Lesson not learned
How the stock market keeps getting it wrong about the Fed and what to about if you are a tech CEO/CFO
When someone has been your friend for such a long time, it can be hard to admit that they are no longer fighting in your corner. That friend is now your enemy. This harsh lesson is not being accepted by tech investors, and Powell is determined to teach this lesson to markets.
Entrepreneurs have been waiting for a window to raise money and so are watching what he is doing with interest. If you are a CEO/CFO here is what you need to know:
The Bad News
The Fed will act forcefully and it will take time - read this as rates are going to continue to move higher and will likely stay high. Economists right now are forecasting rates to rise to just under 4% by the end of the year and then stay there for all of 2023 as we wait for inflation to trickle down before rate cuts resume by end of 2023 or 2024 earliest.
Labour market is red hot - demand is exceeding supply. Job cuts have had some impact on open positions but that is just easing the labor shortage from a record high. What The Fed is terrified of is spiralling wage inflation. That is very hard to reign in once it starts.
This chart of job openings from JOLTS shows the demand supply mismatch. Job openings are highly elevated compared to history, despite reports of extensive layoffs. Yes, we have come off a bit, but we are still at record highs.Recession - The Fed is ready for a recession if that is what it takes to tame inflation.
Consumer sentiment is very depressed. In fact its the worst on record (see University of Michigan Survey below, chart is back to the 60s)
Is the market cheap? No. There are many measures we can look at but the one below shows the equity risk premium from S&P (How much am I being paid to take equity risk) it has barely budged from the highs (i.e. the market has just adjusted to higher rates but not recession risk.)
Curve Balls - Three major curve balls that I see. The strong like a bull USD is acting like a wrecking ball for the world. Emerging markets are particularly being impacted negatively. Once we have line of sight to a peak in rates, hopefully it calms down but if USD marches higher its a big risk (just look back at 98 Asian crisis, Argentina default, Mexican debt crisis etc). Second is Sovereign risk. Japan and Europe (or more specifically Italy) have huge debt burdens coupled with ageing populations and government policy that is setting up a potential economic time bomb. China’s property market is collapsing after years of excess and banks are going bust. So far all these issues are contained but if the rat was to escape is could cause everyone huge issues. The third is more to do with social unrest from higher energy prices this Winter. Germany has done a great job in destroying demand aggressively so it looks like they will stave off a total energy collapse but heating is going to be very expensive and the poorest in Europe and the UK are going to be hurting.
The Good news
Commodity prices are no longer rising (but they also aren’t really falling anymore either)
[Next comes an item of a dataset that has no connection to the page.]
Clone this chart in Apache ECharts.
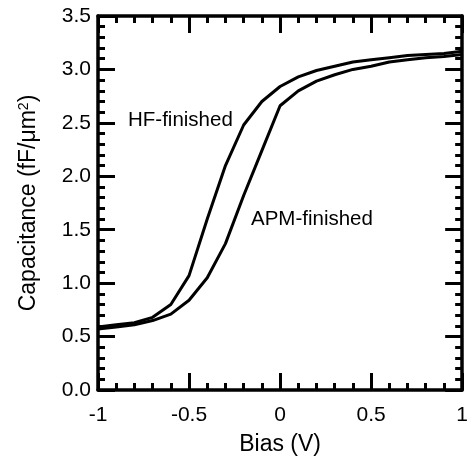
<!DOCTYPE html>
<html>
<head>
<meta charset="utf-8">
<script src="https://cdn.jsdelivr.net/npm/echarts@6/dist/echarts.min.js"></script>
<style>html,body{margin:0;padding:0;background:#fff}#c{width:471px;height:461px}</style>
</head>
<body>
<div id="c"></div>
<script>
var bias = [-1.0, -0.9, -0.8, -0.7, -0.6, -0.5, -0.4, -0.3, -0.2, -0.1, 0.0, 0.1, 0.2, 0.3, 0.4, 0.5, 0.6, 0.7, 0.8, 0.9, 1.0];
var hfFinished = [0.59, 0.61, 0.63, 0.68, 0.80, 1.07, 1.60, 2.10, 2.48, 2.70, 2.84, 2.93, 2.99, 3.03, 3.07, 3.09, 3.11, 3.13, 3.14, 3.15, 3.17];
var apmFinished = [0.57, 0.59, 0.61, 0.65, 0.71, 0.84, 1.05, 1.37, 1.82, 2.24, 2.66, 2.80, 2.89, 2.95, 3.00, 3.03, 3.07, 3.09, 3.11, 3.12, 3.14];
var xTickLabels = ['-1', '-0.5', '0', '0.5', '1'];
var yTickLabels = ['0.0', '0.5', '1.0', '1.5', '2.0', '2.5', '3.0', '3.5'];

var font = 'Liberation Sans, Arial, sans-serif';
function pairs(xs, ys) { return xs.map(function (x, i) { return [x, ys[i]]; }); }

function axisLine() { return { show: true, onZero: false, lineStyle: { color: '#000', width: 3.5 } }; }
function tick() { return { show: true, inside: true, length: 17, lineStyle: { color: '#000', width: 3 } }; }
function minor() { return { show: true, splitNumber: 5, length: 7, lineStyle: { color: '#000', width: 3 } }; }

var chart = echarts.init(document.getElementById('c'));
chart.setOption({
  animation: false,
  backgroundColor: '#fff',
  grid: { left: 98, right: 5, top: 16, bottom: 69 },
  xAxis: [{
    type: 'value', min: -1, max: 1, interval: 0.5, position: 'bottom',
    axisLine: axisLine(), axisTick: tick(), minorTick: minor(), splitLine: { show: false },
    axisLabel: { color: '#000', fontSize: 21, fontFamily: font, margin: 15,
      formatter: function (v) { return xTickLabels[Math.round((v + 1) / 0.5)]; } },
    name: 'Bias (V)', nameLocation: 'middle', nameGap: 43,
    nameTextStyle: { color: '#000', fontSize: 23, fontFamily: font }
  }, {
    type: 'value', min: -1, max: 1, interval: 0.5, position: 'top',
    axisLine: axisLine(), axisTick: tick(), minorTick: minor(), splitLine: { show: false },
    axisLabel: { show: false }
  }],
  yAxis: [{
    type: 'value', min: 0, max: 3.5, interval: 0.5, position: 'left',
    axisLine: axisLine(), axisTick: tick(), minorTick: minor(), splitLine: { show: false },
    axisLabel: { color: '#000', fontSize: 21, fontFamily: font, margin: 7,
      formatter: function (v) { return yTickLabels[Math.round(v / 0.5)]; } },
    name: 'Capacitance (fF/μm{sup|2})', nameLocation: 'middle', nameGap: 58, nameRotate: 90,
    nameTextStyle: { color: '#000', fontSize: 23, fontFamily: font,
      rich: { sup: { fontSize: 14, fontFamily: font, color: '#000', verticalAlign: 'top', lineHeight: 14, padding: [0, 0, 12, 0] } } }
  }, {
    type: 'value', min: 0, max: 3.5, interval: 0.5, position: 'right',
    axisLine: axisLine(), axisTick: tick(), minorTick: minor(), splitLine: { show: false },
    axisLabel: { show: false }
  }],
  series: [{
    name: 'HF-finished', type: 'line', data: pairs(bias, hfFinished), showSymbol: false,
    lineStyle: { color: '#000', width: 3 }, clip: false
  }, {
    name: 'APM-finished', type: 'line', data: pairs(bias, apmFinished), showSymbol: false,
    lineStyle: { color: '#000', width: 3 }, clip: false
  }],
  graphic: [
    { type: 'text', left: 128, top: 110, style: { text: 'HF-finished', fill: '#000', font: '20.5px ' + font } },
    { type: 'text', left: 251, top: 209, style: { text: 'APM-finished', fill: '#000', font: '20.5px ' + font } }
  ]
});
</script>
</body>
</html>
Auto prices are set to fall towards the end of the year (was contributing to US inflation but hadn’t affected Asia as much)
Consumer Debt - remains under control with very low defaults, so far and consumer spending still is robust (even if that is shifting to credit cards)
Asian countries - Are in a far better fiscal and policy position then in both 1998 and 2008. Most countries have some sort of energy price subsidy or cap which isn’t sustainable in the long run but in the short run is containing inflation. Signs of fiscal and monetary excess that were so obvious in the past are less prevelant (except China) and are far less reliant on external borrowing than in the past. If there is going to be a battle, Asia is in fighting shape.
Conclusion
The Fed is not going to save us. They are here to do a job which is to control inflation. Capex/hiring decisions are sentiment driven and so markets still trading at this level is going to frustrate the Fed
Markets will remain volatile as we pinball through inflation/no inflation scares
Rates are going to stay higher for longer as the Fed waits to see the impact of higher rates, risk is rates go higher than expected not lower
We are at least 15 months from seeing rates roll over BUT the good news is that markets usually bottom 6-9 months before the end of the recession. That could mean that 2H 2023 we could see things improve and the fund raising environment start to pick up again.
Lesson not learned
Nicely explained, all makes sense. We shall go through as we let go the weaker players in any market.